What is external conflict anyhow?

"If you can see it, touch it, taste it, hear it or smell it...that's external." -Debra Dixon. Goal, Motivation and Conflict:The Building Blocks of Good Fiction.

What is internal conflict?

".. internal conflict is the struggle occurring within a character's mind."-Wikipedia.

Peter Ruby and Gary Provost in How to Tell a Story, call it "Man Against Himself."

If you only take one thing away from today's post let it be this: Your writer life will be a heck of a lot easier if you figure out your external conflict first. Nail that external goal-what Hauge calls the visible goal-BEFORE you start writing your story.

And a word about internal conflict.

Internal conflict is that internal journey. This is your character arc. What stands between the hero achieving his internal goal is his greatest fear.

Hauge says this on the topic:

Every story about character arc is the story of life and death and rebirth. The real life and death is the necessary death of one's identity in order to be fulfilled and achieve one's destiny. That's what the internal journey is.

Why do we want conflict in our story? Conflict elicits EMOTION. When you make your reader FEEL EMOTION, then you have engaged them and you have done your job.

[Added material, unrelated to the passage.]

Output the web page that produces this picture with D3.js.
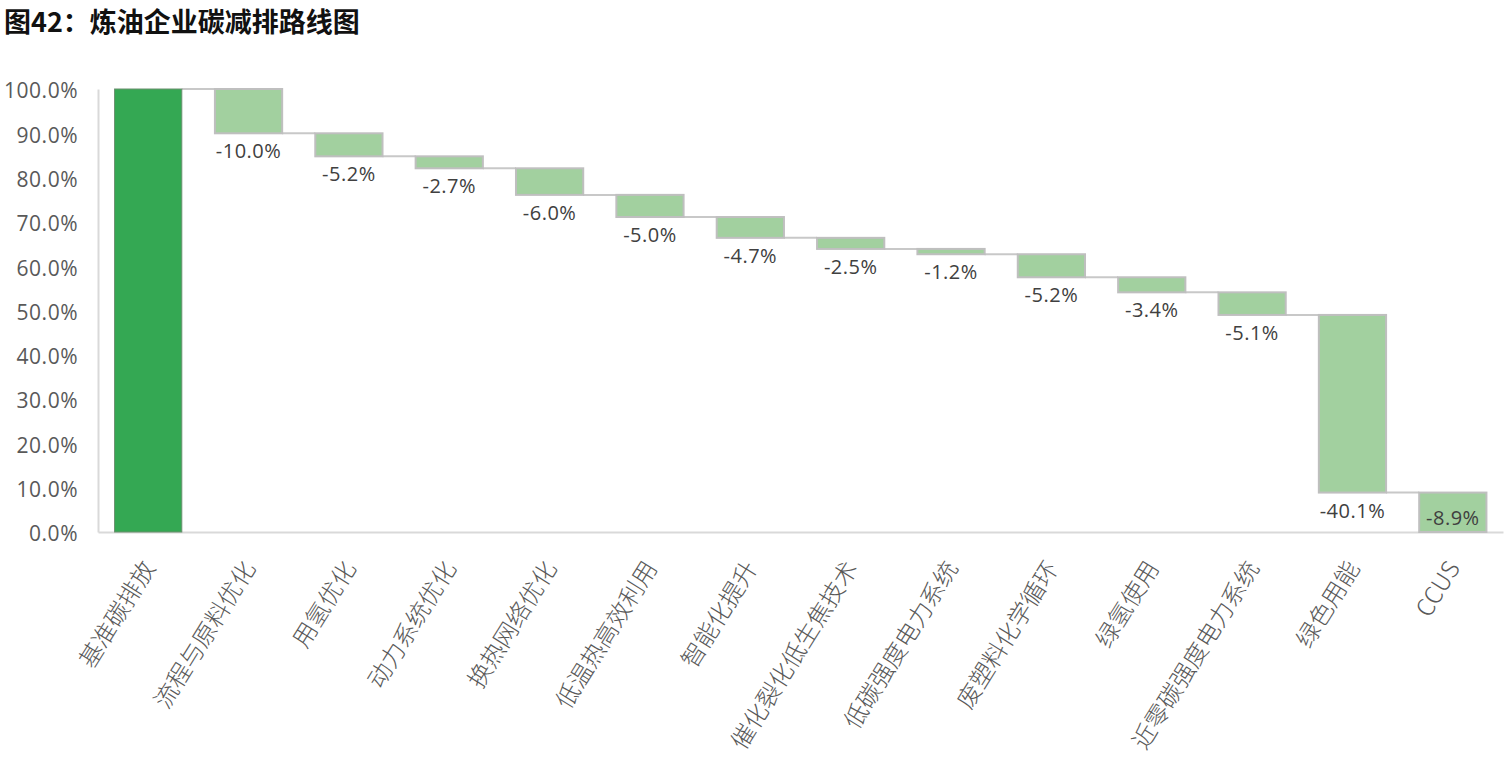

A long time ago, author Shelly Thacker said something that has stayed with me for years.

Emotion on every page.

Check your manuscript. Do you have emotion on every page? Can your reader FEEL something on every page?

In fact, our own Vincey Mooney has created what he calls Response Per Page. RPP. The more responses per page (by the reader), the more reader enjoyment.

Mooney says this:

"Ordinarily fans do not read romances to learn how the story will turn out. They know how a romance will turn out, in fact, they are guaranteed a HEA. Fans read romances to satisfy emotional needs..."


Let's add one more very important factor to our external conflict or external journey. Urgency. Without urgency, your story meanders to the finish line. In fact, it doesn't matter when you arrive. When that is the case, your reader doesn't care. Urgency makes the reader care. It makes the reader worry. It makes the reader turn the page. Urgency is what increases the stakes.

"Urgency always pushes the plot and the pace." -Debra Dixon.

If you can figure out these simple things before you begin to write your story, you'll thank me later.